THE REQUEST: Of the lines in the listing, how many include the string "with"? Write the number and nothing else.

+===+

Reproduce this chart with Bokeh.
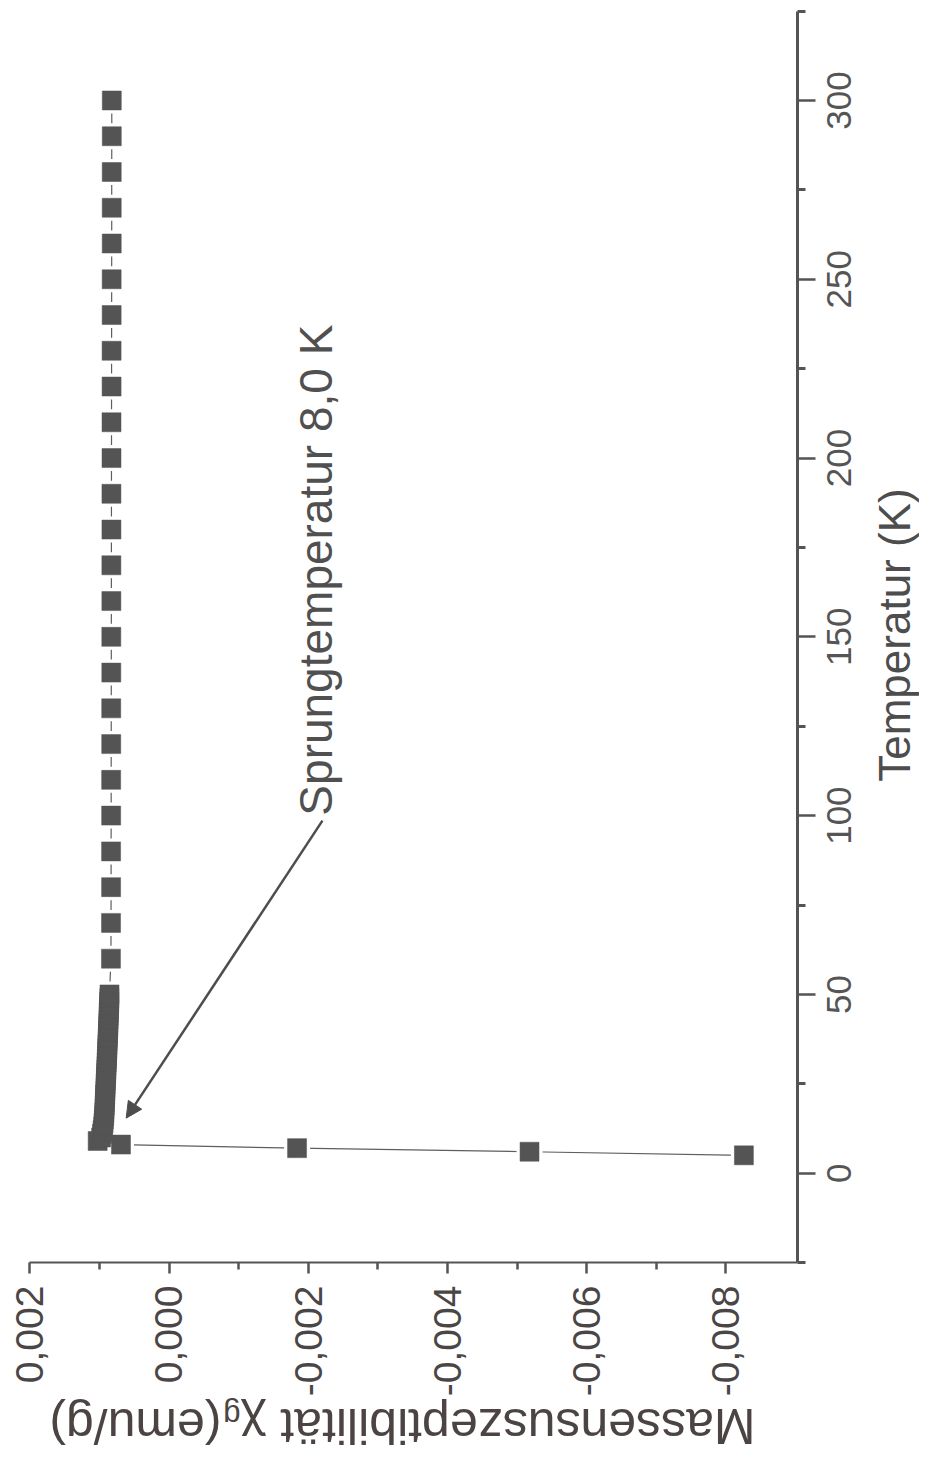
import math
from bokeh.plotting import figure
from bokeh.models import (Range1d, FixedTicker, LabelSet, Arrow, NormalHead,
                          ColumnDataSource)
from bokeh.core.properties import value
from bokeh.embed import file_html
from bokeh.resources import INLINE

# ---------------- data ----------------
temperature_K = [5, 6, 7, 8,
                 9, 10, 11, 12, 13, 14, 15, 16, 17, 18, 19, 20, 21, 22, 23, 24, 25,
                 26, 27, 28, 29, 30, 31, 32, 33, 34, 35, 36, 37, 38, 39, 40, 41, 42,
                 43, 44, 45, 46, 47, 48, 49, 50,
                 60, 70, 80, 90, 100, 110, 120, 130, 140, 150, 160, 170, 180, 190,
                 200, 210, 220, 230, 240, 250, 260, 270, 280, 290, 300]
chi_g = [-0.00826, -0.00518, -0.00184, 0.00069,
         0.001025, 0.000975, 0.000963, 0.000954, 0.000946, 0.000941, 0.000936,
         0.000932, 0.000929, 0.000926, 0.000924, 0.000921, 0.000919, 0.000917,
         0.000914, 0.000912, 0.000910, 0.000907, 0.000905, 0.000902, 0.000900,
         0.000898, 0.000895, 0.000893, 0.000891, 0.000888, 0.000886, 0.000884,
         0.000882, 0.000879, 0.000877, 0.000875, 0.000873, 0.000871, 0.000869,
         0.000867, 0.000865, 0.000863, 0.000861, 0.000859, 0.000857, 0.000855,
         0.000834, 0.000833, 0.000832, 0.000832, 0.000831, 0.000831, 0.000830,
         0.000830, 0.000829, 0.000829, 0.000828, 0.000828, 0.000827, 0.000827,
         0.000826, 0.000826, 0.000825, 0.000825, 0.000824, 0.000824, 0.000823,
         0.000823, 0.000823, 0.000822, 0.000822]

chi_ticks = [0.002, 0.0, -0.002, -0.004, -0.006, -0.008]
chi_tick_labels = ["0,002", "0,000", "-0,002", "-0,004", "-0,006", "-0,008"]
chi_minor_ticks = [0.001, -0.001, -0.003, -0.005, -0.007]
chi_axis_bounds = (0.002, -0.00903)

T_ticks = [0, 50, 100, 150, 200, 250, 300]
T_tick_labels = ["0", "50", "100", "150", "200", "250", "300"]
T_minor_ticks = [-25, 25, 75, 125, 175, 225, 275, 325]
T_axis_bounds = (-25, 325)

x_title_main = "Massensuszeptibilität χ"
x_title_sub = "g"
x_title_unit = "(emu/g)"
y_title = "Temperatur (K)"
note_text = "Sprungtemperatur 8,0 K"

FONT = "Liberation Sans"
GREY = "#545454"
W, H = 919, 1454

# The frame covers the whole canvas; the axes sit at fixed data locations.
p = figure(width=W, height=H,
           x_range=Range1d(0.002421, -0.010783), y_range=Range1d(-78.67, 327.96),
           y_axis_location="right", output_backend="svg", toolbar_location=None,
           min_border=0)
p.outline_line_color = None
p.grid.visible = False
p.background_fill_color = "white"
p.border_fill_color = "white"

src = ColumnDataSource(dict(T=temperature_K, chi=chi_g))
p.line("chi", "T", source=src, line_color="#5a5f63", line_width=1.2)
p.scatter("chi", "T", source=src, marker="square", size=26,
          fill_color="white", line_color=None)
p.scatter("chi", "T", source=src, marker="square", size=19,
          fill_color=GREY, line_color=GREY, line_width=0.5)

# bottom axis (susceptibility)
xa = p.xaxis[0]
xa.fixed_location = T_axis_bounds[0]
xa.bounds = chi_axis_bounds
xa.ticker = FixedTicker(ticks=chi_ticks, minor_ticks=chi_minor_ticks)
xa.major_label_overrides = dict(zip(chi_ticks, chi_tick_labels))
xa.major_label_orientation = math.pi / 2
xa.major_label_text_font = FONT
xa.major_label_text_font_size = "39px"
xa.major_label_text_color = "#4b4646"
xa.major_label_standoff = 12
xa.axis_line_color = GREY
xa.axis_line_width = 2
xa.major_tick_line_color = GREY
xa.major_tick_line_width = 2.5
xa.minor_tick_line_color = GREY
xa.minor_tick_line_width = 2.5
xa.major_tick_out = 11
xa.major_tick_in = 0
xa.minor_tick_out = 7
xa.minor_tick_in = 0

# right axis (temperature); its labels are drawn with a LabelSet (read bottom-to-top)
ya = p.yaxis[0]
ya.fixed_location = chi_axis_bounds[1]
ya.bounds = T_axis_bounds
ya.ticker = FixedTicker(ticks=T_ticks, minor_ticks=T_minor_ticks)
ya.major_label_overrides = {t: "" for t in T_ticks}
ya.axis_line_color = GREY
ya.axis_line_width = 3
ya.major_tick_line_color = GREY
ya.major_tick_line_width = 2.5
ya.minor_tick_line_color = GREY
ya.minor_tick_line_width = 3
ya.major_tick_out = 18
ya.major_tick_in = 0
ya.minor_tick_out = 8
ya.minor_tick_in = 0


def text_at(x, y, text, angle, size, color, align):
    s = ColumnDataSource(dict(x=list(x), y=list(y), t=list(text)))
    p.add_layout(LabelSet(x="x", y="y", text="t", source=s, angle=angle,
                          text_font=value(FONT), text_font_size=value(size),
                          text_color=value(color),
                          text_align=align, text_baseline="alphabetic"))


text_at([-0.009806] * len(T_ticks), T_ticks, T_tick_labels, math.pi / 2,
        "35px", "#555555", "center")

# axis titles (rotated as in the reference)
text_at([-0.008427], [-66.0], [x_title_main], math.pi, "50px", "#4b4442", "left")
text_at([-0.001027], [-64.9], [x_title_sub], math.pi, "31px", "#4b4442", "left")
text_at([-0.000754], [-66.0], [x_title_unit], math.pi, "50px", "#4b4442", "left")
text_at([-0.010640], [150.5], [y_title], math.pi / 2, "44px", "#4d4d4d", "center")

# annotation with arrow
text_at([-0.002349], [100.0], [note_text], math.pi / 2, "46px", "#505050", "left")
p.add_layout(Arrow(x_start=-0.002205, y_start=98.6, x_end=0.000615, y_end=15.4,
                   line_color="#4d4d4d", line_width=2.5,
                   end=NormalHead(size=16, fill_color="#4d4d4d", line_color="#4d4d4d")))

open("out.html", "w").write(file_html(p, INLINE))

+===+

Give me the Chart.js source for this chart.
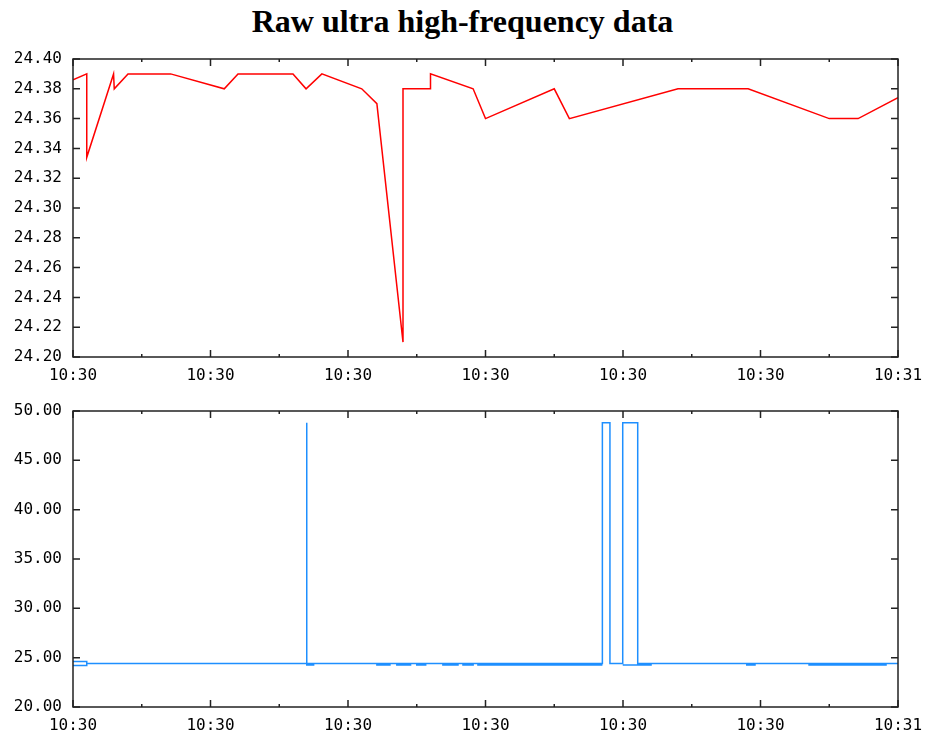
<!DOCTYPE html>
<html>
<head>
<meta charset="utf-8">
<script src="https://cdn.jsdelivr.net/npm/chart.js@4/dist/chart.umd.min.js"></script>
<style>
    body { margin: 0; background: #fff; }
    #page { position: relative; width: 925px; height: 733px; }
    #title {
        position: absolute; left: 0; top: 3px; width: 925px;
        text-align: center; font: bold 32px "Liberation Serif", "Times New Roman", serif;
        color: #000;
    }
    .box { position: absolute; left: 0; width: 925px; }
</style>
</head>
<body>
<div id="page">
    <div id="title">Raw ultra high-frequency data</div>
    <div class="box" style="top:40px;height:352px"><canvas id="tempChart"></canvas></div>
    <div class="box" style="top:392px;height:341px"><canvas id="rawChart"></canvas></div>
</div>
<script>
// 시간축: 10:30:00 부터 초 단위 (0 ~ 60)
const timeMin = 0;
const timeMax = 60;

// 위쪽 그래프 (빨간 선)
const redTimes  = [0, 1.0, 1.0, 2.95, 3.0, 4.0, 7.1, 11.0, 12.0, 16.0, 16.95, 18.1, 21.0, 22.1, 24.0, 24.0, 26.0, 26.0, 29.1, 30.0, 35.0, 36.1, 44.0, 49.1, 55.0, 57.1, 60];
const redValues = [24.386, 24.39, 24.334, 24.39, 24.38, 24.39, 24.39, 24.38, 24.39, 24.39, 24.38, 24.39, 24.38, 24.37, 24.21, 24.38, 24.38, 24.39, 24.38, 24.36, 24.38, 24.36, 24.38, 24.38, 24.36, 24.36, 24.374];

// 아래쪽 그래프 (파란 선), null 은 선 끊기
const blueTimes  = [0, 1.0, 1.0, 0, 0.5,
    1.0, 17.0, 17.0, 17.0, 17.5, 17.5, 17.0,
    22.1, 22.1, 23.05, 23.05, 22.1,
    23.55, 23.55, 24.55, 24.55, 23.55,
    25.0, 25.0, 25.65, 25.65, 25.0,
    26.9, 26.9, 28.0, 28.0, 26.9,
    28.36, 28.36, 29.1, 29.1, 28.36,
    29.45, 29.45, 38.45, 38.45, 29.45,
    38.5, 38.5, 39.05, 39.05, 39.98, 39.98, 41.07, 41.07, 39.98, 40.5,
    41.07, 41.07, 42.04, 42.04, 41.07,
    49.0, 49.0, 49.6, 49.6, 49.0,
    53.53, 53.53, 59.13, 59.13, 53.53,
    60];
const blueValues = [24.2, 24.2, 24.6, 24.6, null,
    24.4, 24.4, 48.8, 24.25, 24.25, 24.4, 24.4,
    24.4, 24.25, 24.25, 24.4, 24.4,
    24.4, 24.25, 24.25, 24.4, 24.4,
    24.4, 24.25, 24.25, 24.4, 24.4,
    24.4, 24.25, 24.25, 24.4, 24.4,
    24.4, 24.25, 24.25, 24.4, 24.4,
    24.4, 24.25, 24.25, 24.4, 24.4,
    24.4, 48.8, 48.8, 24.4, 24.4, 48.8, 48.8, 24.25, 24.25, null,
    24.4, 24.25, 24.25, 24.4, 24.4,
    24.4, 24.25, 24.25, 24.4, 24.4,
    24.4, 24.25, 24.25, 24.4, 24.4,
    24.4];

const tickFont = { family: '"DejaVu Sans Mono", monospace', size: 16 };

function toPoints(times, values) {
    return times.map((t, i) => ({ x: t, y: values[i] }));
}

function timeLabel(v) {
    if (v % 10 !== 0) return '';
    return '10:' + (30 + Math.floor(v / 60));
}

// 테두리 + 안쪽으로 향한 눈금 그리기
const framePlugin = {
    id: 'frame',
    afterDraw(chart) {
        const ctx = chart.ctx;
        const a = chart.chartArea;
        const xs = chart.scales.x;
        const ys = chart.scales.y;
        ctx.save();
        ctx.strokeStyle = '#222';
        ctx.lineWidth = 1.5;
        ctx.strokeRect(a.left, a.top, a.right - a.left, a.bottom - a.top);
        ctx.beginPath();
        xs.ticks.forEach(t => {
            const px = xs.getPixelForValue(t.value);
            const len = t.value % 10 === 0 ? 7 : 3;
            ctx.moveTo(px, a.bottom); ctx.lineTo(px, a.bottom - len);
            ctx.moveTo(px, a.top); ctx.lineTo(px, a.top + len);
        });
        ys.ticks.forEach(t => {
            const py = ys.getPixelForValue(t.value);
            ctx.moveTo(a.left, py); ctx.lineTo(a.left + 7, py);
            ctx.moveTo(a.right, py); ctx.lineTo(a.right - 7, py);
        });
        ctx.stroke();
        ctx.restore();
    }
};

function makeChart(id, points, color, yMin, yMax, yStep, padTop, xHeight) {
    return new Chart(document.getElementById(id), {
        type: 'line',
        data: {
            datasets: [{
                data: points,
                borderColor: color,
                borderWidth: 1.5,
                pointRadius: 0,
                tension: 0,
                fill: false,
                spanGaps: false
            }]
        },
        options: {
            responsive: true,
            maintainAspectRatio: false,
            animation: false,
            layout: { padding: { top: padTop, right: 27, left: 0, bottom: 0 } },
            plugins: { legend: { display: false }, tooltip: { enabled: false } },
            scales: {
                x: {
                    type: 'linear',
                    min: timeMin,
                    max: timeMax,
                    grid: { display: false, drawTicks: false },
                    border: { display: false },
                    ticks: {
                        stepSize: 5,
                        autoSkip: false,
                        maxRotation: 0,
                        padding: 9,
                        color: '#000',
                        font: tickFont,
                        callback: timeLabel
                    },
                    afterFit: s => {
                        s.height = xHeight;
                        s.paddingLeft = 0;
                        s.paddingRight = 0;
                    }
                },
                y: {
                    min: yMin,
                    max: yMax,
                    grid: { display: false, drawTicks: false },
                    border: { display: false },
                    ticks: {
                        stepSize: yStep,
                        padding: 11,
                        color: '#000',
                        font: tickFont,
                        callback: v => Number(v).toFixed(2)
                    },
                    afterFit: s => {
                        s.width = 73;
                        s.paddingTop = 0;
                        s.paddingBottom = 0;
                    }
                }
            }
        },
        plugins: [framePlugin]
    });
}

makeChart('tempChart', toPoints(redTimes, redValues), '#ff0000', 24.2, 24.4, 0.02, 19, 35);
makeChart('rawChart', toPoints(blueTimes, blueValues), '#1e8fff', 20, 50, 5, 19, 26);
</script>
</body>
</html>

+===+

COMPLETED EXERCISE: 3